The debt would be covered by joint bonds, payed for from a designated tax. Each country would be responsible for its own share of debt in the fund -- Italy €960bn, Germany €580bn, France €500bn, and so forth -- but would issue bonds jointly.
It is not yet clear whether Chancellor Merkel can persuade her own party to support the Pact. Her own finance minister Wolfgang Schäuble poured cold water over the idea earlier this week. "This fund is not feasable because it breaches with the European treaties and the `no bail-out' clause, which says countries cannot be responsible for the liabilities of another country. Without a joint fiscal policy you can't have shared liabilities," he told Stern Magazine.

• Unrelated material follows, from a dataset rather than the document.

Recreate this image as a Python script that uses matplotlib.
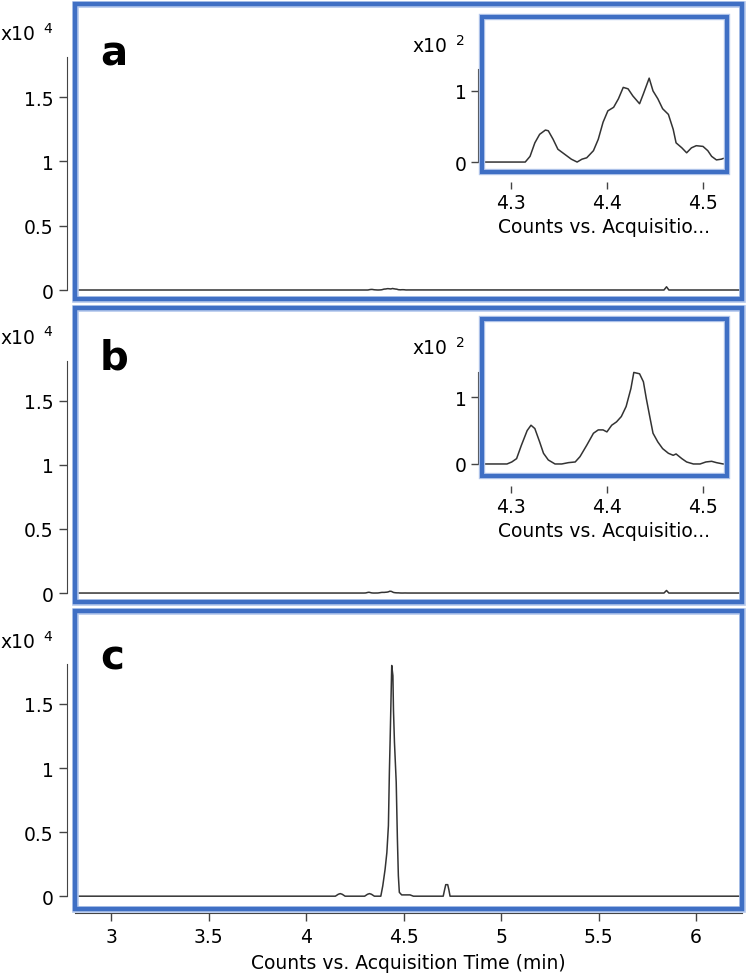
import numpy as np
import matplotlib.pyplot as plt
from matplotlib.patches import Rectangle

plt.rcParams['font.family'] = ['DejaVu Sans']

# --- dane (czas w min, zliczenia) ---
# wstawka a (zoom 4.27-4.52 min)
ins_a_time = [4.273, 4.315, 4.320, 4.325, 4.330, 4.336, 4.339, 4.344, 4.349, 4.356,
              4.363, 4.369, 4.374, 4.379, 4.386, 4.391, 4.396, 4.401, 4.407, 4.412,
              4.417, 4.422, 4.427, 4.434, 4.438, 4.444, 4.448, 4.453, 4.458, 4.464,
              4.469, 4.472, 4.478, 4.483, 4.488, 4.493, 4.500, 4.505, 4.509, 4.514,
              4.519, 4.521]
ins_a_counts = [0, 0, 8, 27, 39, 45, 44, 32, 18, 11,
                4, 0, 4, 6, 16, 32, 56, 72, 77, 89,
                105, 103, 93, 82, 96, 118, 100, 89, 75, 67,
                46, 27, 20, 13, 20, 23, 22, 16, 8, 3,
                4, 5]

# wstawka b
ins_b_time = [4.273, 4.296, 4.301, 4.306, 4.311, 4.317, 4.321, 4.325, 4.330, 4.334,
              4.339, 4.346, 4.353, 4.360, 4.367, 4.372, 4.379, 4.386, 4.391, 4.396,
              4.400, 4.405, 4.410, 4.415, 4.420, 4.425, 4.428, 4.434, 4.438, 4.441,
              4.445, 4.448, 4.453, 4.458, 4.464, 4.469, 4.472, 4.478, 4.483, 4.490,
              4.497, 4.503, 4.509, 4.514, 4.521]
ins_b_counts = [0, 0, 3, 8, 28, 50, 58, 53, 33, 16,
                6, 0, 0, 2, 3, 11, 28, 46, 51, 51,
                48, 58, 63, 71, 86, 113, 137, 135, 123, 98,
                68, 46, 33, 23, 16, 13, 15, 8, 3, 0,
                0, 3, 4, 2, 0]

# reszta chromatogramu a i b (linia bazowa + pik 5.85)
rest_a_time = [2.82, 5.835, 5.848, 5.860, 6.22]
rest_a_counts = [0, 0, 250, 0, 0]
rest_b_time = [2.82, 5.835, 5.848, 5.860, 6.22]
rest_b_counts = [0, 0, 200, 0, 0]

# chromatogram c
c_time = [2.82, 4.150, 4.165, 4.175, 4.185, 4.200, 4.300, 4.315, 4.325, 4.335,
          4.350, 4.383, 4.393, 4.405, 4.414, 4.422, 4.427, 4.431, 4.434, 4.439,
          4.445, 4.448, 4.453, 4.462, 4.468, 4.473, 4.478, 4.490, 4.533, 4.550,
          4.703, 4.710, 4.716, 4.726, 4.732, 4.738, 6.22]
c_counts = [0, 0, 150, 200, 150, 0, 0, 150, 200, 150,
            0, 0, 800, 2100, 3400, 5500, 9700, 12300, 14400, 18000,
            17200, 14500, 12000, 8900, 4500, 1600, 300, 100, 100, 0,
            0, 500, 900, 900, 500, 0, 0]

main_ticks_x = [3, 3.5, 4, 4.5, 5, 5.5, 6]
main_ticks_y = [0, 0.5, 1, 1.5]
ins_ticks_x = [4.3, 4.4, 4.5]
ins_ticks_y = [0, 1]
letters = ["a", "b", "c"]

W, H = 749, 978
blue = "#3f6fc4"
line_col = "#333333"
fs = 13.5

fig = plt.figure(figsize=(W / 100, H / 100), dpi=100)


def px_axes(x0, y0, x1, y1):
    return fig.add_axes([x0 / W, 1 - y1 / H, (x1 - x0) / W, (y1 - y0) / H])


def frame(ax, lw=3.2):
    ax.add_patch(Rectangle((0, 0), 1, 1, transform=ax.transAxes, fill=False,
                           edgecolor="#b5c8ec", lw=lw + 1.6, clip_on=False, zorder=9))
    ax.add_patch(Rectangle((0, 0), 1, 1, transform=ax.transAxes, fill=False,
                           edgecolor=blue, lw=lw, clip_on=False, zorder=10))


def sci_label(x, y, exp):
    fig.text(x / W, 1 - y / H, "x10", fontsize=fs, ha="center", va="center")
    fig.text((x + 30) / W, 1 - (y - 6) / H, exp, fontsize=10, ha="center", va="center")


def sorted_trace(t1, c1, t2, c2):
    t = np.array(t1 + t2)
    c = np.array(c1 + c2, dtype=float)
    o = np.argsort(t)
    return t[o], c[o]


ta, ca = sorted_trace(ins_a_time, ins_a_counts, rest_a_time, rest_a_counts)
tb, cb = sorted_trace(ins_b_time, ins_b_counts, rest_b_time, rest_b_counts)
traces = [(ta, ca), (tb, cb), (np.array(c_time), np.array(c_counts, dtype=float))]

panel_px = [(75, 5, 742, 300), (75, 309, 742, 603), (75, 612, 742, 910)]
ylims = [(-0.07, 2.225), (-0.07, 2.225), (-0.10, 2.225)]
letter_y = [65, 370, 670]
sci_y = [35, 338, 643]

for i in range(3):
    ax = px_axes(*panel_px[i])
    t, c = traces[i]
    ax.plot(t, c / 1e4, color=line_col, lw=1.1, zorder=3)
    ax.set_xlim(2.815, 6.235)
    ax.set_ylim(*ylims[i])
    for s in ["top", "right"]:
        ax.spines[s].set_visible(False)
    ax.spines["left"].set_position(("outward", 6))
    ax.spines["left"].set_bounds(0, 1.81)
    ax.spines["left"].set_color("#444444")
    ax.set_yticks(main_ticks_y)
    ax.set_yticklabels(["0", "0.5", "1", "1.5"])
    ax.tick_params(axis="y", direction="out", length=6, width=1, color="#444444",
                   labelsize=fs, pad=3.5)
    if i < 2:
        ax.spines["bottom"].set_visible(False)
        ax.set_xticks([])
    else:
        ax.spines["bottom"].set_position(("outward", 3))
        ax.spines["bottom"].set_color("#444444")
        ax.set_xticks(main_ticks_x)
        ax.set_xticklabels(["3", "3.5", "4", "4.5", "5", "5.5", "6"])
        ax.tick_params(axis="x", direction="out", length=6, width=1, color="#444444",
                       labelsize=fs, pad=4)
        ax.set_xlabel("Counts vs. Acquisition Time (min)", fontsize=fs, labelpad=5)
    frame(ax)
    fig.text(100 / W, 1 - letter_y[i] / H, letters[i], fontsize=29, fontweight="bold",
             ha="left", va="baseline")
    sci_label(18, sci_y[i], "4")

# --- wstawki ---
inset_px = [(482, 18, 727, 173), (482, 320, 727, 477)]
inset_ylim = [(-0.14, 2.04), (-0.18, 2.17)]
inset_top = [1.31, 1.38]
inset_sci_y = [47, 349]
inset_data = [(ins_a_time, ins_a_counts), (ins_b_time, ins_b_counts)]

for i in range(2):
    ax = px_axes(*inset_px[i])
    t, c = inset_data[i]
    ax.plot(t, np.array(c) / 100, color=line_col, lw=1.1, zorder=3)
    ax.set_xlim(4.27, 4.525)
    ax.set_ylim(*inset_ylim[i])
    for s in ["top", "right"]:
        ax.spines[s].set_visible(False)
    ax.spines["bottom"].set_visible(False)
    ax.spines["bottom"].set_position(("outward", 7))
    ax.spines["left"].set_position(("outward", 3))
    ax.spines["left"].set_bounds(0, inset_top[i])
    ax.spines["left"].set_color("#444444")
    ax.set_yticks(ins_ticks_y)
    ax.set_yticklabels(["0", "1"])
    ax.set_xticks(ins_ticks_x)
    ax.set_xticklabels(["4.3", "4.4", "4.5"])
    ax.tick_params(direction="out", length=5, width=1, color="#444444",
                   labelsize=fs, pad=3)
    ax.set_xlabel("Counts vs. Acquisitio...", fontsize=fs, labelpad=4)
    frame(ax, lw=3.0)
    sci_label(430, inset_sci_y[i], "2")

plt.savefig("out.png", dpi=100)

Experts say this overlooks the tough conditionality. Italy and other states would have to pledge gold and other forms of collateral equal to 20pc of their debt in the fund.
"The assets could be taken from the country's currency and gold reserves. The collateral nominated would only be used in the event that a country does not meet its payment obligations," said the proposal.
Berlin would have veto lockhold, able to ensure discipline in a way that it cannot do with the European Central Bank where it has just two votes.
The fund would entail sacrifices for Germany. The country would no longer enjoy safe-haven borrowing costs -- curently 1.48pc for 10-year Bunds -- on a quarter of its total debt. A study by Jefferies Fixed Income concluded that it would cost Germany 0.6pc of GDP each year.
Yet the authors insist that any such costs will be outweighed by massive relief as Europe finally breaks the logjam of the last two years and offers southern Europe a chance to claw its way out of perpetual depression. Mrs Merkel is beginning to agree.